There is a very inspiring quote by Aristotle which goes as- ‘It is well to be up before daybreak, for such habits contribute to health, wealth, and wisdom.’ It seems very fitting to say that when you attain the age of 25, it is the daybreak of your twenties which is the most carefree time in your adulthood. It is the time when you have money and minimal responsibilities. It is compelling to enjoy this time to the fullest but it is also wise to start investing in your future so that you can enjoy such carefree time all throughout your life. There are obvious advantages of starting early. The longer you stay invested, the greater is the power of compounding and hence the returns.
Investment options when you turn 25
Public Provident Fund-PPF
It is a savings as well as tax saving investment option (under section 80C of IT Act). A minimum yearly deposit of ₹ 500 is required to open and maintain a PPF account, and a maximum deposit of ₹ 1.5 lacs can be made in a PPF account in any given financial year. Any amount deposited above ₹ 1.5 lacs will neither earn any interest nor tax free. The amount can be deposited in lump sum or in a maximum of 12 installments per year. The Government of India announces the rate of interest every year in April and it may change with every financial year. Current rate of interest offered is 8.1% p.a. as per April 2016. Interest is compounded annually. It has a lock-in period of 15 years and after that it can be extended for one or more blocks of 5 years each. The entire balance can be withdrawn only on maturity. Interest received is tax free.
National Savings Certificates-NSC
It is part of the postal savings system of Indian Postal Service. It is used for personal savings and avails the tax benefit under section 80C of IT Act. The minimum investment required is of ₹ 100 and there is no limit of maximum investment amount, investment up to ₹ 1 lacs is eligible for tax rebate. The maturity date for these certificates is set to 5 or 10 years from the date of purchase but the interest is calculated on a yearly basis. Current rate of interest for 5 years is 8.5% and 8.8% for 10 years. The section 80TTA removed the tax benefits of interest from NSC. So what you can do is invest the interest earned on current year’s investment in the next year and avail tax benefits under section 80C. You can take loans keeping NSCs as collateral.
Tax saver Mutual Funds- ELSS plans (Equity Linked Saving Schemes)
It belongs to mutual funds class and you get the added benefit of tax saving under section 80C. It comes with a lock-in period of 3 years. Also, no tax is levied on the long term capital gains from these funds. Minimum investment to be made amounts for ₹ 500 and there is no tab on maximum investment, however, there is no tax exemption above ₹ 1.5 lacs. The dividends and capital gains are subject to market risks, since these are essentially diversified mutual funds; there is no guarantee on returns. If you have a big amount to invest, split it into small or medium sized investment rather than making a lump sum investment. This will curtail the risk significantly by averaging out your cost of purchase.
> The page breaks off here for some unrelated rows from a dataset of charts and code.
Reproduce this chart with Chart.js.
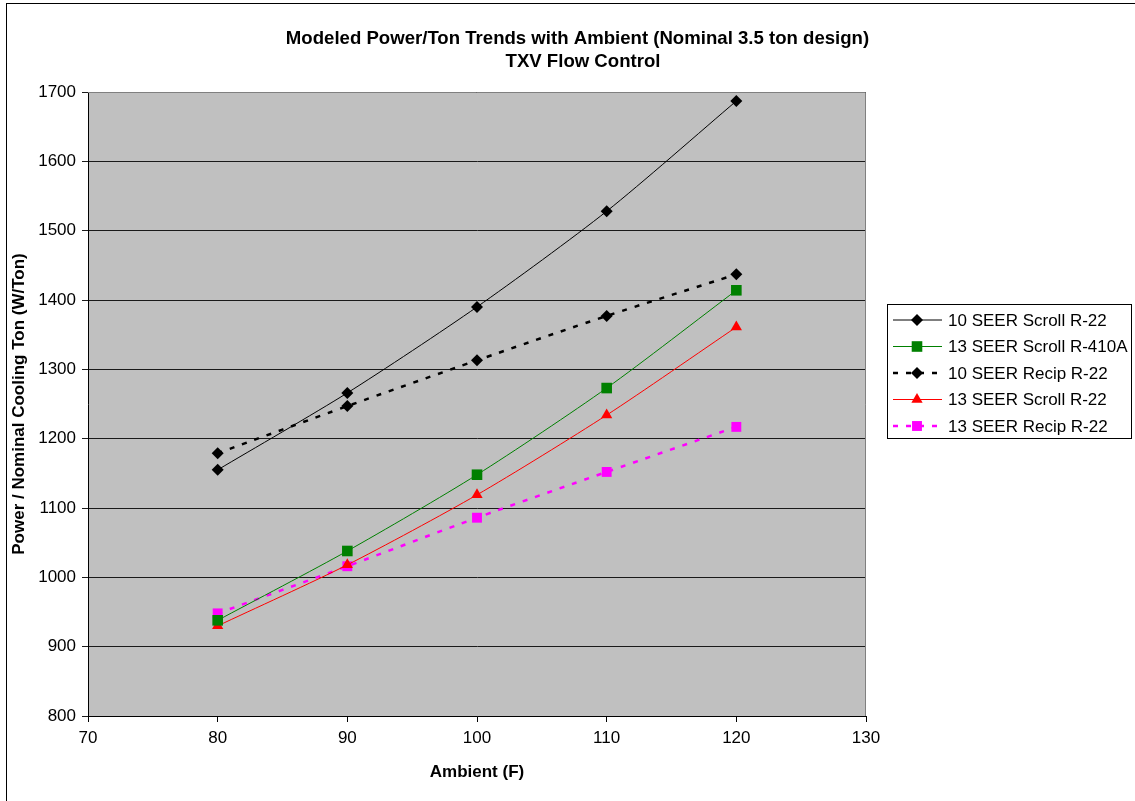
<!DOCTYPE html>
<html>
<head>
<meta charset="utf-8">
<script src="https://cdn.jsdelivr.net/npm/chart.js@4.4.1/dist/chart.umd.min.js"></script>
<style>
  html, body { margin: 0; padding: 0; background: #fff; }
  #wrap { width: 1135px; height: 801px; }
</style>
</head>
<body>
<div id="wrap"><canvas id="myChart" width="1135" height="801"></canvas></div>
<script>
// data
const ambient = [80, 90, 100, 110, 120];
const scrollR22_10 = [1155, 1266, 1390, 1528, 1687];
const scrollR410A_13 = [938, 1038, 1148, 1273, 1414];
const recipR22_10 = [1179, 1247, 1313, 1377, 1437];
const scrollR22_13 = [930, 1018, 1119, 1234, 1361];
const recipR22_13 = [948, 1016, 1086, 1152, 1217];

const titleLines = ['Modeled Power/Ton Trends with Ambient (Nominal 3.5 ton design)', 'TXV Flow Control'];
const FONT = 'Arial, "Liberation Sans", sans-serif';

function pts(ys) {
    return ambient.map((x, i) => ({ x: x, y: ys[i] }));
}

const seriesList = [
    { label: '10 SEER Scroll R-22', data: scrollR22_10, color: '#000000', width: 1, dash: [], point: 'rectRot', r: 6 },
    { label: '13 SEER Scroll R-410A', data: scrollR410A_13, color: '#008000', width: 1, dash: [], point: 'rect', r: 7.5 },
    { label: '10 SEER Recip R-22', data: recipR22_10, color: '#000000', width: 2.5, dash: [5, 8], point: 'rectRot', r: 6 },
    { label: '13 SEER Scroll R-22', data: scrollR22_13, color: '#ff0000', width: 1, dash: [], point: 'triangle', r: 6.5 },
    { label: '13 SEER Recip R-22', data: recipR22_13, color: '#ff00ff', width: 2.5, dash: [5, 8], point: 'rect', r: 7 }
];

const datasets = seriesList.map(s => ({
    label: s.label,
    data: pts(s.data),
    borderColor: s.color,
    backgroundColor: s.color,
    borderWidth: s.width,
    borderDash: s.dash,
    pointStyle: s.point,
    pointRadius: s.r,
    pointHoverRadius: s.r,
    pointBorderWidth: 0,
    pointBackgroundColor: s.color,
    tension: 0.25,
    fill: false
}));

// grey plot area, border, title, outer frame and boxed legend
const decor = {
    id: 'decor',
    beforeDraw(chart) {
        const { ctx, chartArea: a } = chart;
        ctx.save();
        ctx.fillStyle = '#ffffff';
        ctx.fillRect(0, 0, chart.width, chart.height);
        ctx.fillStyle = '#c0c0c0';
        ctx.fillRect(a.left, a.top, a.right - a.left, a.bottom - a.top);
        ctx.restore();
    },
    beforeDatasetsDraw(chart) {
        const { ctx, chartArea: a } = chart;
        ctx.save();
        ctx.strokeStyle = '#808080';
        ctx.lineWidth = 1;
        ctx.beginPath();
        ctx.moveTo(a.left, a.top + 0.5);
        ctx.lineTo(a.right - 0.5, a.top + 0.5);
        ctx.lineTo(a.right - 0.5, a.bottom);
        ctx.stroke();
        ctx.restore();
    },
    afterDraw(chart) {
        const ctx = chart.ctx;
        ctx.save();
        // outer frame
        ctx.strokeStyle = '#000';
        ctx.lineWidth = 1;
        ctx.strokeRect(6.5, 3.5, 1200, 900);

        // title
        ctx.fillStyle = '#000';
        ctx.font = 'bold 18.6px ' + FONT;
        ctx.textAlign = 'center';
        ctx.textBaseline = 'middle';
        ctx.fillText(titleLines[0], 577.5, 39);
        ctx.fillText(titleLines[1], 583, 62);

        // legend
        const bx = 887.5, by = 304.5, bw = 244, bh = 134;
        ctx.fillStyle = '#fff';
        ctx.fillRect(bx, by, bw, bh);
        ctx.strokeStyle = '#000';
        ctx.strokeRect(bx, by, bw, bh);
        chart.data.datasets.forEach((ds, i) => {
            const y = 320 + i * 26.5;
            ctx.save();
            ctx.strokeStyle = ds.borderColor;
            ctx.lineWidth = ds.borderWidth;
            ctx.setLineDash(ds.borderDash);
            ctx.beginPath();
            ctx.moveTo(893, y);
            ctx.lineTo(942, y);
            ctx.stroke();
            ctx.restore();
            ctx.fillStyle = ds.pointBackgroundColor;
            Chart.helpers.drawPoint(ctx, {
                pointStyle: ds.pointStyle, radius: ds.pointRadius, rotation: 0, borderWidth: 0
            }, 917, y);
            ctx.fillStyle = '#000';
            ctx.font = '17px ' + FONT;
            ctx.textAlign = 'left';
            ctx.textBaseline = 'middle';
            ctx.fillText(ds.label, 948, y + 1);
        });
        ctx.restore();
    }
};

const ctx = document.getElementById('myChart').getContext('2d');
const chart = new Chart(ctx, {
    type: 'line',
    data: { datasets: datasets },
    options: {
        responsive: false,
        animation: false,
        layout: { padding: { left: 4, right: 269, top: 92, bottom: 0 } },
        plugins: {
            legend: { display: false },
            title: { display: false },
            tooltip: { enabled: false }
        },
        scales: {
            x: {
                type: 'linear',
                min: 70,
                max: 130,
                ticks: { stepSize: 10, color: '#000', font: { size: 17, family: FONT }, padding: 6, maxRotation: 0,
                         callback: v => String(v) },
                grid: { drawOnChartArea: false, drawTicks: true, tickLength: 6, color: '#000', lineWidth: 1 },
                border: { display: true, color: '#000', width: 1 },
                title: { display: true, text: 'Ambient (F)', color: '#000', font: { size: 17, weight: 'bold', family: FONT }, padding: { top: 0, bottom: 18 } },
                afterFit(scale) { scale.height = 85; }
            },
            y: {
                min: 800,
                max: 1700,
                ticks: { stepSize: 100, color: '#000', font: { size: 17, family: FONT }, padding: 6,
                         callback: v => String(v) },
                grid: { color: '#1a1a1a', lineWidth: 1, drawTicks: true, tickLength: 6 },
                border: { display: true, color: '#000', width: 1 },
                title: { display: true, text: 'Power / Nominal Cooling Ton (W/Ton)', color: '#000', font: { size: 17, weight: 'bold', family: FONT }, padding: { top: 5, bottom: 0 } },
                afterFit(scale) { scale.width = 84; }
            }
        }
    },
    plugins: [decor]
});
</script>
</body>
</html>
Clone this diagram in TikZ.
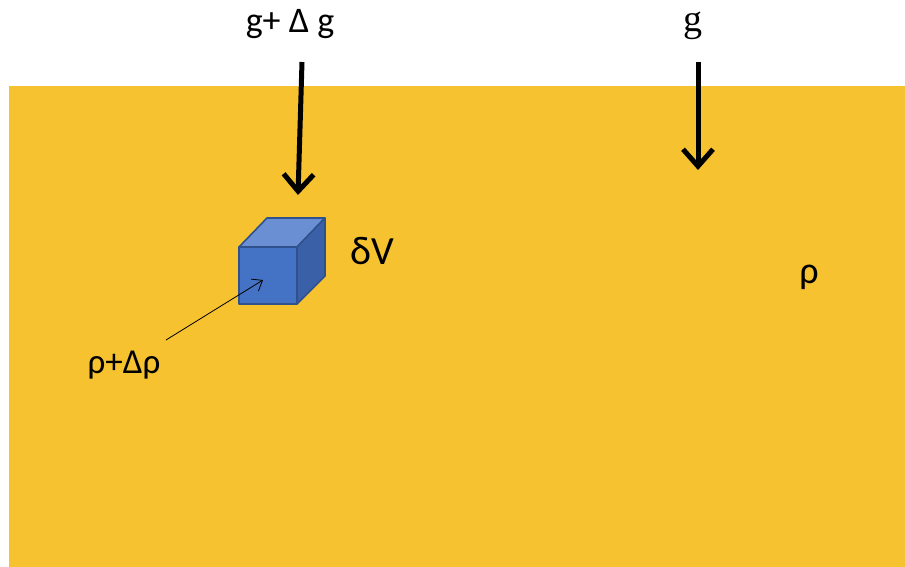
\documentclass[tikz,border=0pt]{standalone}
\usepackage{fontspec}
\setmainfont{Carlito}
\newfontfamily\serifg{Liberation Serif}
\usetikzlibrary{arrows.meta}
\definecolor{bg}{HTML}{F6C22F}
\definecolor{cubefront}{HTML}{4472C4}
\definecolor{cubetop}{HTML}{6B8FD3}
\definecolor{cubeside}{HTML}{3A60A8}
\definecolor{cubeline}{HTML}{2F528F}
\tikzset{
  lbl/.style={inner sep=0pt, anchor=base, font=\fontsize{36}{38}\selectfont},
  bigarrow/.style={line width=5pt, -{Straight Barb[length=17pt,width=30pt,line width=5pt]}},
  thinarrow/.style={line width=0.8pt, -{Straight Barb[length=9pt,width=14pt,line width=0.8pt]}},
  face/.style={draw=cubeline, line width=1.6pt, line join=round}
}
\begin{document}
\begin{tikzpicture}[x=1pt,y=-1pt]
\useasboundingbox (0,0) rectangle (905,567);
\fill[bg] (9,86) rectangle (905,567);
% cube
\filldraw[face, fill=cubetop] (239,247) -- (267,218) -- (325,218) -- (297,247) -- cycle;
\filldraw[face, fill=cubeside] (297,247) -- (325,218) -- (325,276) -- (297,304) -- cycle;
\filldraw[face, fill=cubefront] (239,247) rectangle (297,304);
% labels
\node[lbl] (gdg) at (290,33) {g+ Δ g};
\node[lbl, font=\serifg\fontsize{38}{40}\selectfont] (g) at (693,32) {g};
\node[lbl, font=\fontsize{40}{42}\selectfont] (dv) at (372,264) {δV};
\node[lbl, font=\fontsize{38}{40}\selectfont] (rho) at (809,283) {ρ};
\node[lbl, font=\fontsize{35}{37}\selectfont] (rdr) at (124,373) {ρ+Δρ};
% arrows
\coordinate (a1s) at (302,62);
\coordinate (a1e) at (298,195);
\coordinate (a2s) at (698,62);
\coordinate (a2e) at (698,170);
\coordinate (t1s) at (166,340);
\coordinate (t1e) at (263,280);
\draw[bigarrow] (a1s) -- (a1e);
\draw[bigarrow] (a2s) -- (a2e);
\draw[thinarrow] (t1s) -- (t1e);
\end{tikzpicture}
\end{document}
National Pension System- NPS
The subscriber should be aged between 18-60 years as on the date of submission of the application. NPS qualifies for tax benefits under three different sections of Indian tax laws, up to ₹ 1.5 lacs under section 80C, up to ₹ 50,000 under section 80CCD(1) and up to 10% of basic salary contributed by the employer under Section 80CCD(2).All these tax breaks are independent of each other and can be availed simultaneously. Minimum investment amount is ₹ 500 per month and fund management charge is very low at 0.01%.
Bank Fixed Deposits-FDs
It is the safest option for you if you have zero risk tolerance. It is a one-time fixed investment that holds true for tenure of as low as 7 days and up to 10 years. There is no cap on the maximum amount that you can make a fixed deposit of but some banks do have a minimum deposit amount. The interest is compounded quarterly. Rate of interest depends upon the amount and tenure of the deposit made and currently the interest rate varies from 7.75% to 8.75%. The interest earned on fixed deposits is taxed as per one’s income tax slab on maturity. If the interest amount exceeds ₹ 10,000, the bank would deduct tax at source (TDS) at the rate of 10% p.a. Customers can avail loans against FDs up to 80 to 90% of the value of deposits.
Other investment options include Sukanya Samriddhi Yojana- for the secure and happy future of your daughter, Atal Pension Yojana, Diversified Mutual Funds investments, Stock investments, Real Estate investments, Gold ETFs- Gold ETFs are units representing physical gold, which may be in paper or dematerialized form. These units are traded on the exchange like a single stock of any company and low cost ULIPs etc.